Task details -
Give back exactly the lines from the beginning of the listing below to the line holding "experiment_2 = [2.18, 0.935, 1.80, 1.63, 1.05, 1.22, 1.05]", both ends included; the pictures stay out.
* Start Stored data *
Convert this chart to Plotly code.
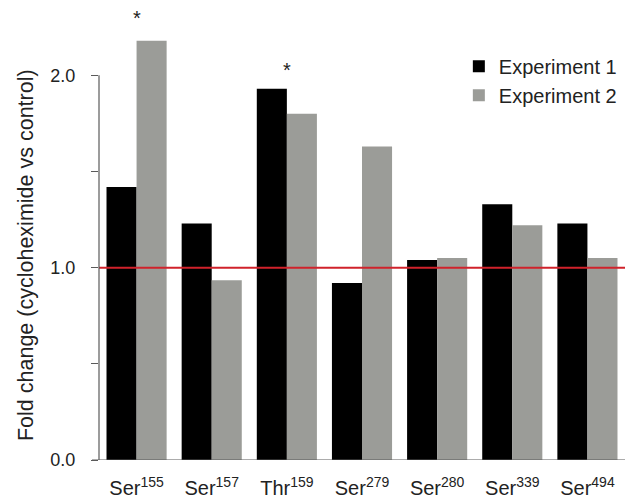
import plotly.graph_objects as go

# Phosphosites and fold changes (cycloheximide vs control)
sites = ["Ser", "Ser", "Thr", "Ser", "Ser", "Ser", "Ser"]
positions = ["155", "157", "159", "279", "280", "339", "494"]
experiment_1 = [1.42, 1.23, 1.93, 0.92, 1.04, 1.33, 1.23]
experiment_2 = [2.18, 0.935, 1.80, 1.63, 1.05, 1.22, 1.05]

# Sites marked as significant, and the height of the marker
significant = ["Ser155", "Thr159"]
star_heights = [2.30, 2.03]

y_ticks = [0, 0.5, 1.0, 1.5, 2.0]
y_tick_text = ["0.0", "", "1.0", "", "2.0"]

categories = [s + p for s, p in zip(sites, positions)]
labels = [f"{s}<sup>{p}</sup>" for s, p in zip(sites, positions)]

FONT = "Liberation Sans, Arial, Helvetica, sans-serif"
BLACK = "#000000"
GREY = "#9b9c98"
AXIS = "#5a5a5a"
RED = "#d0222b"
TEXT = "#222222"

fig = go.Figure()
fig.add_trace(go.Bar(x=categories, y=experiment_1, name="Experiment 1",
                     marker=dict(color=BLACK, line=dict(width=0))))
fig.add_trace(go.Bar(x=categories, y=experiment_2, name="Experiment 2",
                     marker=dict(color=GREY, line=dict(width=0))))

# Reference line at no change
fig.add_shape(type="line", xref="paper", yref="y", x0=0, x1=1, y0=1, y1=1,
              line=dict(color=RED, width=2), layer="above")
# Y axis line from 0 to 2
fig.add_shape(type="line", xref="paper", yref="y", x0=0, x1=0, y0=0, y1=2,
              line=dict(color=AXIS, width=1.2))
# X axis baseline
fig.add_shape(type="line", xref="paper", yref="y", x0=-0.0133, x1=1, y0=0, y1=0,
              line=dict(color=AXIS, width=1.2))

for cat, h in zip(significant, star_heights):
    fig.add_annotation(x=cat, y=h, xref="x", yref="y", text="*", showarrow=False,
                       font=dict(family=FONT, size=20, color=TEXT),
                       yanchor="middle")

fig.add_annotation(xref="paper", yref="paper", x=-0.1388, y=0.4535,
                   xanchor="center", yanchor="middle",
                   text="Fold change (cycloheximide vs control)",
                   textangle=-90, showarrow=False,
                   font=dict(family=FONT, size=21.5, color=TEXT))

fig.update_layout(
    width=634, height=501,
    margin=dict(l=99, r=9, t=8, b=41),
    paper_bgcolor="white", plot_bgcolor="white",
    barmode="group", bargap=0.2, bargroupgap=0,
    font=dict(family=FONT, color=TEXT),
    legend=dict(x=0.994, y=0.914, xanchor="right", yanchor="top",
                font=dict(family=FONT, size=20, color=TEXT),
                bgcolor="rgba(0,0,0,0)", tracegroupgap=0),
    xaxis=dict(tickmode="array", tickvals=categories, ticktext=labels,
               range=[-0.5, 6.5], showline=False, showgrid=False, ticks="",
               zeroline=False, automargin=False, ticklabelstandoff=14,
               tickfont=dict(family=FONT, size=20, color=TEXT)),
    yaxis=dict(range=[0, 2.35], tickmode="array", tickvals=y_ticks,
               ticktext=y_tick_text, ticks="outside", ticklen=7, tickwidth=1.2,
               tickcolor=AXIS, showline=False, showgrid=False, zeroline=False,
               automargin=False, ticklabelstandoff=12,
               tickfont=dict(family=FONT, size=18, color=TEXT)),
)

fig.write_html("out.html")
* End Stored data *
Task answer -
Convert this chart to Plotly code.
import plotly.graph_objects as go

# Phosphosites and fold changes (cycloheximide vs control)
sites = ["Ser", "Ser", "Thr", "Ser", "Ser", "Ser", "Ser"]
positions = ["155", "157", "159", "279", "280", "339", "494"]
experiment_1 = [1.42, 1.23, 1.93, 0.92, 1.04, 1.33, 1.23]
experiment_2 = [2.18, 0.935, 1.80, 1.63, 1.05, 1.22, 1.05]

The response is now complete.